(Task goal)
Quote the whole listing word for word. Do not include the pictures.
==== Dataset extract
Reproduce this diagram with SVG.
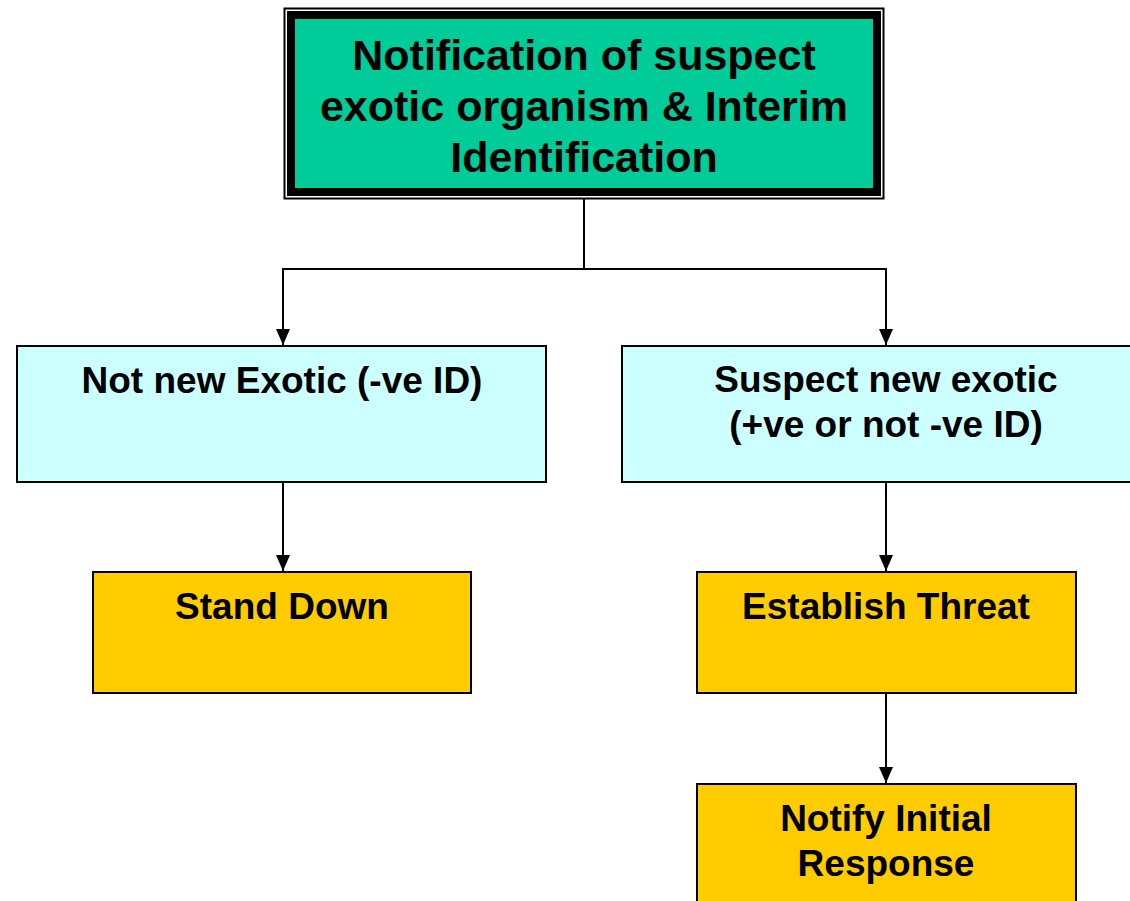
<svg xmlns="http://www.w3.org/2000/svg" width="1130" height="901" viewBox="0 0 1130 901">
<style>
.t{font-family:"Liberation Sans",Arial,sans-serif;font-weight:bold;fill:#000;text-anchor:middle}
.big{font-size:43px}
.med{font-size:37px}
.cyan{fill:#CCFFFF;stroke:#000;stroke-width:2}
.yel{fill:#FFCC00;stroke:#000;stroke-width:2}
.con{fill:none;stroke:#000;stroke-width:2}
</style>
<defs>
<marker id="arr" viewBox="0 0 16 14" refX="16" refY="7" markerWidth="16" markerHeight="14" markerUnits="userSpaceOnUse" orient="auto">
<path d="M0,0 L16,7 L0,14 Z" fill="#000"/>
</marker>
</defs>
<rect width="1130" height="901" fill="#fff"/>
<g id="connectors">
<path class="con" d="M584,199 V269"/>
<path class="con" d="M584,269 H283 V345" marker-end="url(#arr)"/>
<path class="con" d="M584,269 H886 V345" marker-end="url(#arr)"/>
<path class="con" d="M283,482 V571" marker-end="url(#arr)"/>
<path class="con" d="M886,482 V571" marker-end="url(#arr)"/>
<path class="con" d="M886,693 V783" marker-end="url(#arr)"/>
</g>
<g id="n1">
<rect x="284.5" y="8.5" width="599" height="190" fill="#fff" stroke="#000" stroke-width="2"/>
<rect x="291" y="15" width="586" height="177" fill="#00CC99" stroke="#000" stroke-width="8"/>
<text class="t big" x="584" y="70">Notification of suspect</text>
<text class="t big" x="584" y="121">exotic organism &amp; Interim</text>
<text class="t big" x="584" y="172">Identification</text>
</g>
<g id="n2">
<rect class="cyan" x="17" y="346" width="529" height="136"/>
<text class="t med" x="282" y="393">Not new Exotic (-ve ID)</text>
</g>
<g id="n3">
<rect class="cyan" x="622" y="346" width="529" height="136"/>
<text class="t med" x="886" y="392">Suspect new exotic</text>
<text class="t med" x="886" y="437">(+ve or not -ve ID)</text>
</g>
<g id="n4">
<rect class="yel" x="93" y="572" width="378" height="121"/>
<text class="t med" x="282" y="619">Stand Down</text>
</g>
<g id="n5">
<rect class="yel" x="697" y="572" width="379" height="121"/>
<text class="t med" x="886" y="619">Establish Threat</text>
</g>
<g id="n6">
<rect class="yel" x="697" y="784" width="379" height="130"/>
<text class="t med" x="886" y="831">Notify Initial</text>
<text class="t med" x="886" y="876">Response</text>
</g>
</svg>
========
(Expected answer)
Reproduce this diagram with SVG.
<svg xmlns="http://www.w3.org/2000/svg" width="1130" height="901" viewBox="0 0 1130 901">
<style>
.t{font-family:"Liberation Sans",Arial,sans-serif;font-weight:bold;fill:#000;text-anchor:middle}
.big{font-size:43px}
.med{font-size:37px}
.cyan{fill:#CCFFFF;stroke:#000;stroke-width:2}
.yel{fill:#FFCC00;stroke:#000;stroke-width:2}
.con{fill:none;stroke:#000;stroke-width:2}
</style>
<defs>
<marker id="arr" viewBox="0 0 16 14" refX="16" refY="7" markerWidth="16" markerHeight="14" markerUnits="userSpaceOnUse" orient="auto">
<path d="M0,0 L16,7 L0,14 Z" fill="#000"/>
</marker>
</defs>
<rect width="1130" height="901" fill="#fff"/>
<g id="connectors">
<path class="con" d="M584,199 V269"/>
<path class="con" d="M584,269 H283 V345" marker-end="url(#arr)"/>
<path class="con" d="M584,269 H886 V345" marker-end="url(#arr)"/>
<path class="con" d="M283,482 V571" marker-end="url(#arr)"/>
<path class="con" d="M886,482 V571" marker-end="url(#arr)"/>
<path class="con" d="M886,693 V783" marker-end="url(#arr)"/>
</g>
<g id="n1">
<rect x="284.5" y="8.5" width="599" height="190" fill="#fff" stroke="#000" stroke-width="2"/>
<rect x="291" y="15" width="586" height="177" fill="#00CC99" stroke="#000" stroke-width="8"/>
<text class="t big" x="584" y="70">Notification of suspect</text>
<text class="t big" x="584" y="121">exotic organism &amp; Interim</text>
<text class="t big" x="584" y="172">Identification</text>
</g>
<g id="n2">
<rect class="cyan" x="17" y="346" width="529" height="136"/>
<text class="t med" x="282" y="393">Not new Exotic (-ve ID)</text>
</g>
<g id="n3">
<rect class="cyan" x="622" y="346" width="529" height="136"/>
<text class="t med" x="886" y="392">Suspect new exotic</text>
<text class="t med" x="886" y="437">(+ve or not -ve ID)</text>
</g>
<g id="n4">
<rect class="yel" x="93" y="572" width="378" height="121"/>
<text class="t med" x="282" y="619">Stand Down</text>
</g>
<g id="n5">
<rect class="yel" x="697" y="572" width="379" height="121"/>
<text class="t med" x="886" y="619">Establish Threat</text>
</g>
<g id="n6">
<rect class="yel" x="697" y="784" width="379" height="130"/>
<text class="t med" x="886" y="831">Notify Initial</text>
<text class="t med" x="886" y="876">Response</text>
</g>
</svg>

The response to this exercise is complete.